Among the non-Homeric shorter poems, through which the hardy reader must navigate knot after irresolvable knot, he several times attempts an explicit narrative ─ ‘The Girls’, ‘Urbanal’ ─ but loses himself in recondite vocabulary,[8] syntactic ingenuities,
Is Thaïs still? Is Nell? And can
Stern Héloïse aurene, [9]
Whose so-by-love-enchanted man
Sooner would risk castration than
Abandon her, be seen?[10]
or:
A curse upon the law. Where did I kiss
My right to cut that scumbag down goodbye?[11]
and just plain obscurity:
This triple step’s best foot still must. Amen.[12]
or:
and then she hears his vicar’s sandal creak
and as she runs towards her friend
and as her friend’s well-bitten fingertips
dandle her frightened scents from bank to peak
triangles blind his lens
and laughter stripes his mind.
And as her friend unties
and as she hops the peak
and as they glide away, away, she stoops.
‘Goodbye to him.’[13]
or:
I talk too much; and when I talk
gesticulate too much; and slender booms
endlessly tending cinderbeds along the city’s cut
affect me deeply.[14]
But modern poetry should be difficult, shouldn’t it?
Nevertheless, an occasional classical neatness springs up, ever fresh, in anapaests and iambs, when you are least expecting it:
And we are on the point of leaving, when,
just for an instant something emerald flares
among the crosslights rising off the sea
and exits through the seamless curvature
of water mixed with sky and quiet stars.[15]
Or:
No clamour of a common weal or woe
summons the lesser clamour of my tongue
to give its resolution clarity.[16]
To an astonishing extent in one so ‘revolutionary,’ many of the poems are literary, in the sense that they arise from starting points in old books.

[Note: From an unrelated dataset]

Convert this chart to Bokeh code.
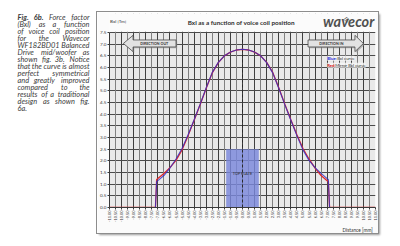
import math

from bokeh.core.properties import value
from bokeh.embed import file_html
from bokeh.layouts import row
from bokeh.models import (ColumnDataSource, FixedTicker, Grid, Label,
                          PrintfTickFormatter, Range1d, Title)
from bokeh.plotting import figure
from bokeh.resources import INLINE

# --- measured force factor Bxl [Tm] versus voice coil position [mm] ---
distance_mm = [-11.0, -7.2, -7.1, -7.0, -6.5, -6.0, -5.5, -5.0, -4.5, -4.0, -3.5,
               -3.0, -2.5, -2.0, -1.5, -1.0, -0.5, 0.0, 0.5, 1.0, 1.5, 2.0, 2.5,
               3.0, 3.5, 4.0, 4.5, 5.0, 5.5, 6.0, 6.5, 7.0, 7.1, 7.2, 11.0]
bxl_curve = [0.0, 0.0, 1.12, 1.15, 1.37, 1.69, 2.08, 2.53, 3.12, 3.76, 4.43,
             5.13, 5.79, 6.22, 6.50, 6.66, 6.75, 6.78, 6.75, 6.66, 6.50, 6.21, 5.77,
             5.11, 4.41, 3.74, 3.08, 2.47, 2.02, 1.71, 1.46, 1.24, 1.20, 0.0, 0.0]
# the same curve reflected about x = 0
mirror_curve = bxl_curve[::-1]

# top plate extent
plate_left = [-1.35]
plate_right = [1.35]
plate_bottom = [0.0]
plate_top = [2.5]

y_ticks = [0.0, 0.5, 1.0, 1.5, 2.0, 2.5, 3.0, 3.5, 4.0, 4.5, 5.0, 5.5, 6.0, 6.5, 7.0, 7.5]
x_ticks = [-11.0, -10.5, -10.0, -9.5, -9.0, -8.5, -8.0, -7.5, -7.0, -6.5, -6.0,
           -5.5, -5.0, -4.5, -4.0, -3.5, -3.0, -2.5, -2.0, -1.5, -1.0, -0.5, 0.0,
           0.5, 1.0, 1.5, 2.0, 2.5, 3.0, 3.5, 4.0, 4.5, 5.0, 5.5, 6.0, 6.5, 7.0,
           7.5, 8.0, 8.5, 9.0, 9.5, 10.0, 10.5, 11.0]
x_major_grid = [t for t in x_ticks if float(t).is_integer()]
x_minor_grid = [t for t in x_ticks if not float(t).is_integer()]

# caption, one entry per printed line; "*" marks bold words
caption_lines = [
    "*Fig. *6b. Force factor",
    "(Bxl) as a function",
    "of voice coil position",
    "for the Wavecor",
    "WF182BD01 Balanced",
    "Drive mid/woofer as",
    "shown fig. 3b. Notice",
    "that the curve is almost",
    "perfect symmetrical",
    "and greatly improved",
    "compared to the",
    "results of a traditional",
    "design as shown fig.",
    "6a.",
]

FONT = "Lato"
X_MIN, X_MAX = x_ticks[0], x_ticks[-1]
Y_MAX = y_ticks[-1]
# the frame reaches up to the top of the box so the heading sits inside it
Y_FRAME_TOP = Y_MAX * 194 / 175

# ---------- caption column (justified lines) ----------
CAP_LEFT, CAP_RIGHT = 17.0, 89.0
CAP_FIRST_BASELINE, CAP_LEADING, CAP_SIZE = 18.4, 7.85, 7.4
ADV = {'a': .51, 'b': .55, 'c': .46, 'd': .55, 'e': .52, 'f': .31, 'g': .50, 'h': .55,
       'i': .24, 'j': .24, 'k': .49, 'l': .24, 'm': .83, 'n': .55, 'o': .55, 'p': .55,
       'q': .55, 'r': .36, 's': .42, 't': .34, 'u': .55, 'v': .49, 'w': .75, 'x': .48,
       'y': .49, 'z': .44, 'A': .66, 'B': .62, 'C': .66, 'D': .74, 'F': .52, 'N': .76,
       'W': .98, '.': .20, '(': .29, ')': .29, '/': .34}


def word_width(word, bold):
    w = sum(ADV.get(ch, 0.58) for ch in word) * CAP_SIZE
    return w * 1.05 if bold else w


cap = {False: dict(x=[], y=[], t=[], a=[]), True: dict(x=[], y=[], t=[], a=[])}
for i, line in enumerate(caption_lines):
    words = [(w.lstrip("*"), w.startswith("*")) for w in line.split()]
    widths = [word_width(w, b) for w, b in words]
    base = CAP_FIRST_BASELINE + i * CAP_LEADING
    gap = 0 if len(words) < 2 else (CAP_RIGHT - CAP_LEFT - sum(widths)) / (len(words) - 1)
    pos = CAP_LEFT
    for j, ((w, b), wd) in enumerate(zip(words, widths)):
        if j == 0:
            x, a = CAP_LEFT, "left"
        elif j == len(words) - 1:
            x, a = CAP_RIGHT, "right"
        else:
            x, a = pos + wd / 2, "center"
        cap[b]["x"].append(x)
        cap[b]["y"].append(base)
        cap[b]["t"].append(w)
        cap[b]["a"].append(a)
        pos += wd + gap

cp = figure(width=97, height=246, x_range=Range1d(0, 97), y_range=Range1d(246, 0),
            x_axis_type=None, y_axis_type=None, output_backend="svg",
            toolbar_location=None, min_border=0, title=None)
cp.outline_line_color = None
cp.grid.visible = False
cp.background_fill_color = "white"
cp.border_fill_color = "white"
for bold, d in cap.items():
    cp.text(x="x", y="y", text="t", text_align="a", source=ColumnDataSource(d),
            text_baseline="alphabetic", text_font=value(FONT),
            text_font_size=f"{CAP_SIZE}px",
            text_font_style="bold italic" if bold else "italic", text_color="#3c3c3c")

# ---------- chart ----------
p = figure(width=281, height=221, x_range=Range1d(X_MIN, X_MAX),
           y_range=Range1d(0, Y_FRAME_TOP),
           output_backend="svg", toolbar_location=None,
           min_border_left=0, min_border_right=3, min_border_top=1, min_border_bottom=20)
p.margin = (12, 0, 0, 0)
p.styles = {"outline": "1px solid #8d8d8d", "box-shadow": "2px 2px 2px rgba(0,0,0,0.4)"}
p.background_fill_color = "#fbfbfb"
p.border_fill_color = "#fbfbfb"
p.outline_line_color = None

# grey plotting area behind the grid
p.quad(left=[X_MIN], right=[X_MAX], bottom=[0], top=[Y_MAX],
       fill_color="#e9e9e9", line_color=None, level="image")

# axes
p.yaxis.ticker = FixedTicker(ticks=y_ticks)
p.yaxis.formatter = PrintfTickFormatter(format="%.1f")
p.yaxis.bounds = (0, Y_MAX)
p.xaxis.ticker = FixedTicker(ticks=x_ticks)
p.xaxis.formatter = PrintfTickFormatter(format="%.2f")
p.xaxis.major_label_orientation = math.pi / 2
for ax in (p.xaxis, p.yaxis):
    ax.axis_line_color = "#3a3a3a"
    ax.major_tick_out = 2
    ax.major_tick_in = 0
    ax.minor_tick_out = 0
    ax.major_tick_line_color = "#3a3a3a"
    ax.major_label_text_font = FONT
    ax.major_label_text_color = "#3a3a3a"
    ax.major_label_standoff = 1
p.yaxis.major_label_text_font_size = "4.6px"
p.xaxis.major_label_text_font_size = "3.9px"

# axis caption below the tick labels
p.add_layout(Title(text="Distance [mm]", align="left", text_font=FONT,
                   text_font_size="4.8px", text_font_style="normal",
                   text_color="#333333", standoff=1, offset=233), "below")

# grid
p.ygrid.ticker = FixedTicker(ticks=y_ticks)
p.ygrid.grid_line_color = "#4a4a4a"
p.ygrid.grid_line_width = 1
p.xgrid.ticker = FixedTicker(ticks=x_major_grid)
p.xgrid.grid_line_color = "#404040"
p.xgrid.grid_line_width = 1
p.add_layout(Grid(dimension=0, ticker=FixedTicker(ticks=x_minor_grid),
                  grid_line_color="#808080", grid_line_width=1))

# heading strip above the plotting area (hides the grid there)
p.quad(left=[X_MIN - 1], right=[X_MAX + 1], bottom=[Y_MAX + 0.03], top=[Y_FRAME_TOP + 1],
       fill_color="#fbfbfb", line_color=None)

# top plate
p.quad(left=plate_left, right=plate_right, bottom=plate_bottom, top=plate_top,
       fill_color="#7a88dc", fill_alpha=0.82, line_color=None)
p.add_layout(Label(x=0, y=1.46, text="TOP PLATE", text_align="center",
                   text_baseline="middle", text_font=FONT,
                   text_font_size="3.8px", text_color="#2a2a2a"))

# centre line
p.segment(x0=[0], y0=[0], x1=[0], y1=[Y_MAX], line_color="#2a2a2a",
          line_width=1, line_dash="3 2")

# direction arrows (shape sizes in data units)
def arrow(tail, base, tip, yc, body, head):
    xs = [tail, base, base, tip, base, base, tail]
    ys = [yc + body, yc + body, yc + head, yc, yc - head, yc - body, yc - body]
    return xs, ys

for tail, base, tip, txt, tx in [(-5.5, -9.05, -9.85, "DIRECTION OUT", -7.3),
                                 (5.42, 9.3, 10.0, "DIRECTION IN", 7.35)]:
    xs, ys = arrow(tail, base, tip, 7.03, 0.15, 0.35)
    p.patch([x + 0.1 for x in xs], [y - 0.05 for y in ys], fill_color="#8a8a8a",
            fill_alpha=0.6, line_color=None)
    p.patch(xs, ys, fill_color="#e2e2e2", line_color="#4a4a4a", line_width=0.8)
    p.add_layout(Label(x=tx, y=7.03, text=txt, text_align="center",
                       text_baseline="middle", text_font=FONT,
                       text_font_size="3.6px", text_font_style="bold",
                       text_color="#333333"))

# curves
src = ColumnDataSource(dict(x=distance_mm, bxl=bxl_curve, mirror=mirror_curve))
p.line("x", "mirror", source=src, line_color="#e02a2a", line_width=1.3)
p.line("x", "bxl", source=src, line_color="#2a2ecc", line_width=1.1, line_alpha=0.8)

# legend text
for yy, key, key_col, rest, off in [(6.4, "Blue:", "#1f2bd6", "Bxl curve", 10),
                                    (6.1, "Red:", "#d42020", "Mirror Bxl curve", 8)]:
    p.add_layout(Label(x=7.0, y=yy, text=key, text_align="left", text_baseline="middle",
                       text_font=FONT, text_font_size="4.3px",
                       text_font_style="bold", text_color=key_col,
                       background_fill_color="#f6f6f6", background_fill_alpha=0.8))
    p.add_layout(Label(x=7.0, y=yy, x_offset=off, text=rest, text_align="left",
                       text_baseline="middle", text_font=FONT,
                       text_font_size="4.3px", text_color="#333333",
                       background_fill_color="#f6f6f6", background_fill_alpha=0.8))

# heading, unit caption and brand mark
p.add_layout(Label(x=-0.1, y=7.93, text="Bxl as a function of voice coil position",
                   text_align="center", text_baseline="middle", text_font=FONT,
                   text_font_size="6.4px", text_font_style="bold", text_color="#2e2e2e"))
p.add_layout(Label(x=X_MIN, y=8.0, x_offset=0.5, text="Bxl [Tm]", text_align="left",
                   text_baseline="middle", text_font=FONT,
                   text_font_size="4.6px", text_color="#333333"))
p.add_layout(Label(x=10.9, y=7.6, text="wavecor", text_align="right",
                   text_baseline="bottom", text_font=FONT,
                   text_font_size="14.5px", text_font_style="bold italic",
                   text_color="#505050"))
p.add_layout(Label(x=8.6, y=8.05, text=")))", text_align="center", angle=math.pi / 4,
                   text_baseline="middle", text_font=FONT,
                   text_font_size="5.5px", text_font_style="bold",
                   text_color="#505050"))

layout = row(cp, p)
open("out.html", "w").write(file_html(layout, INLINE))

However, no amount of footnoting will render interesting a poem that has already left you cold.
[1] Christopher Logue, Selected Poems, ed. Christopher Reid. London: Faber and Faber, 1996. Page references are to this edition unless otherwise noted.
[2] ‘ Cats are full of death’ p. 51.
[3] p. 53.
[4] ‘O come all ye faithful’, p. 133; a poem worthy of its resonance with Creeley’s ‘Love comes quietly,’ written about the same time.
[5] Ken Smith, closing lines of ‘Departure’s Speech’, final poem of Terra. Newcastle-upon-Tyne: Bloodaxe Books, 1986, p. 89.
[6] A word of Persian origin, meaning sedge.
[7] p. 141; from Book 21 of the Iliad,
[8] See galingale, above; I have also looked up hyoid (a U-shaped bone at the root of the human tongue), mucid (mouldy, musty) and snood (hairnet).
[9] Logue’s own note to this word is: “‘Aurene’ = shining gold; scans as in ‘serene’.“
[10] The awkwardness of this must, albeit reluctantly, reduce one’s enthusiasm for the spanking modern version, ‘Gone Ladies’, p. 81, of Villon’s ‘Where are the snows of yesteryear?’ Ballade.
[11] ‘Urbanal’, p. 131.
[12] ‘The Song of Autobiography,’ p. 9.
[13] ‘The Girls’, p. 120.
[14] ‘Fragment’, p. 89. What is the city’s cut? And how, along it, can booms tend cinderbeds?
[15] This mellifluous passage, in an iambic pentameter measure which has usurped, at the last minute, the steadfast narrative pulse of anapaests, ends (p. 127) the extended but very strange narrative poem, ‘The Girls.’
[16] ‘Fragment’, p. 90, a poem whose unevenness we have already noticed and in which these pentameters, knocked out as meanly as any by Robert Lowell, sit like duck’s eggs in a basket of stones.